Right away he felt bad for saying it for he could tell from the way she colored up that he’d embarrassed her.

“No, not at all. I just—”

“He was born right down there in the creek house.”

“Is that where you lived?”

“Yup. Rachel didn’t take to it out here. The winters can get kind of hard if you’re not used to it.”

A shadow passed over the heads of the horses and he looked up at the sky and so did she. It was a pair of golden eagles and he told her how you could know this from their size and the shape and color of their wings. And together, in silence, they watched them soar slowly up the valley until they were lost beneath the massive gray wall of mountain beyond.

   “Been there yet?” Diane said, as the Albertasaurus watched them go by the museum on their way out of town. Grace said she hadn’t. Diane drove brusquely, handling the car as though it needed to be taught a lesson.

“Joe loves it. The twins prefer Nintendo.”

Grace laughed. She liked Diane. She was sort of spiky but she’d been nice to her right from the start. Well, they all had, but there was something special about the way Diane talked with her, something confiding, almost sisterly.

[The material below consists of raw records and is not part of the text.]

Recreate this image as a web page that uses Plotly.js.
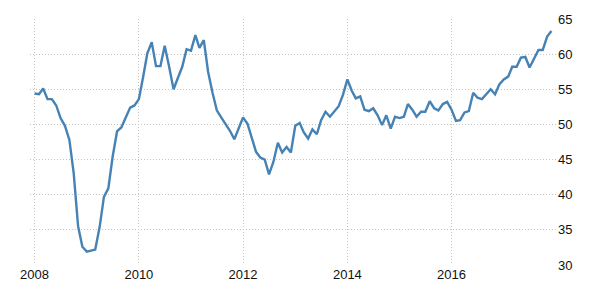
<!DOCTYPE html>
<html>
<head>
<meta charset="utf-8">
<script src="https://cdn.plot.ly/plotly-3.0.1.min.js"></script>
<style>html,body{margin:0;padding:0;background:#fff;}#chart{width:600px;height:300px;}</style>
</head>
<body>
<div id="chart"></div>
<script>
// Monthly values, Jan 2008 .. Dec 2017
const startYear = 2008;
const v2008 = [54.4, 54.3, 55.1, 53.6, 53.6, 52.7, 50.9, 49.8, 47.8, 43.1, 35.5, 32.6];
const v2009 = [31.9, 32.0, 32.2, 35.4, 39.7, 40.9, 45.4, 49.0, 49.6, 51.0, 52.4, 52.7];
const v2010 = [53.6, 56.9, 60.1, 61.7, 58.3, 58.3, 61.2, 58.2, 55.0, 56.6, 58.2, 60.7];
const v2011 = [60.5, 62.7, 60.9, 62.0, 57.5, 54.5, 52.0, 51.0, 50.1, 49.1, 47.9, 49.4];
const v2012 = [51.0, 50.1, 48.2, 46.1, 45.3, 45.0, 42.9, 44.7, 47.4, 46.0, 46.8, 46.0];
const v2013 = [49.8, 50.2, 48.9, 48.0, 49.3, 48.6, 50.6, 51.8, 51.1, 51.8, 52.6, 54.2];
const v2014 = [56.4, 54.8, 53.7, 54.0, 52.1, 51.9, 52.3, 51.3, 49.9, 51.3, 49.4, 51.1];
const v2015 = [50.9, 51.1, 52.9, 52.1, 51.1, 51.8, 51.8, 53.3, 52.3, 52.0, 52.9, 53.2];
const v2016 = [52.1, 50.5, 50.6, 51.7, 51.9, 54.5, 53.8, 53.6, 54.3, 55.0, 54.3, 55.7];
const v2017 = [56.4, 56.8, 58.2, 58.2, 59.5, 59.6, 58.1, 59.3, 60.6, 60.6, 62.5, 63.3];
const yTicks = [30, 35, 40, 45, 50, 55, 60, 65];
const xTickLabels = ['2008', '2010', '2012', '2014', '2016'];

const values = [].concat(v2008, v2009, v2010, v2011, v2012, v2013, v2014, v2015, v2016, v2017);
const dates = values.map((_, i) => {
  const y = startYear + Math.floor(i / 12);
  const m = (i % 12) + 1;
  return y + '-' + String(m).padStart(2, '0') + '-01';
});

const font = {family: '"Liberation Sans Narrow", "Arial Narrow", Arial, sans-serif', size: 13, color: '#111'};

Plotly.newPlot('chart', [{
  x: dates, y: values, type: 'scatter', mode: 'lines',
  line: {color: '#4682b4', width: 2.4},
  hoverinfo: 'skip'
}], {
  width: 600, height: 300,
  margin: {l: 30, r: 43, t: 19, b: 35},
  paper_bgcolor: '#fff', plot_bgcolor: '#fff',
  showlegend: false,
  font: font,
  xaxis: {
    type: 'date',
    range: ['2007-11-30', '2018-01-09'],
    tickvals: xTickLabels.map(t => t + '-01-01'),
    ticktext: xTickLabels,
    showgrid: true, gridcolor: '#c4c4c4', griddash: '1px,2px', gridwidth: 1,
    zeroline: false, showline: false, ticks: '',
    tickfont: font
  },
  yaxis: {
    side: 'right',
    range: [30, 65],
    tickvals: yTicks,
    showgrid: true, gridcolor: '#c4c4c4', griddash: '1px,2px', gridwidth: 1,
    zeroline: false, showline: false, ticks: '',
    tickfont: font
  }
}, {displayModeBar: false, staticPlot: true});
</script>
</body>
</html>
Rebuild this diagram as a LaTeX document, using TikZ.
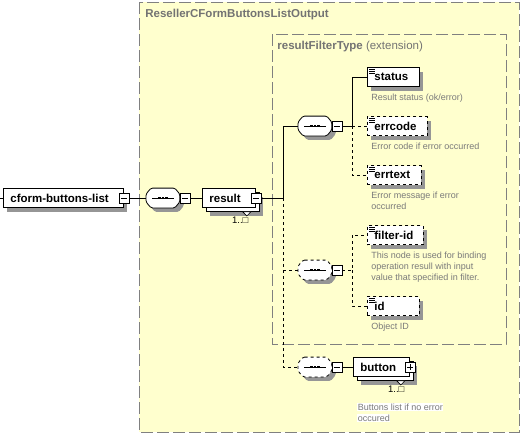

It occurred to Grace that it might be to do with her having only had sons.

“They say dinosaurs used this whole area as a breeding ground,” she went on. “And you know what Grace? They’re still around. You just meet some of the men hereabouts.”

They talked about school and Grace told her how, on the mornings she didn’t have to come in to the clinic, Annie made her do schoolwork. Diane agreed that was tough.

“How does your dad feel about you both being out here?”

“He gets a little lonely.”

“I bet he does.”

“But he’s got some big important case on at the moment so I maybe wouldn’t see too much of him anyway.”

“They’re a real glitzy pair your mom and dad, huh? These big careers and all.”

“Oh, Dad’s not like that.” It came right out and the silence that followed made it sound worse. Grace hadn’t meant to imply any criticism of her mother but she knew from the way Diane looked at her that this was how it had sounded.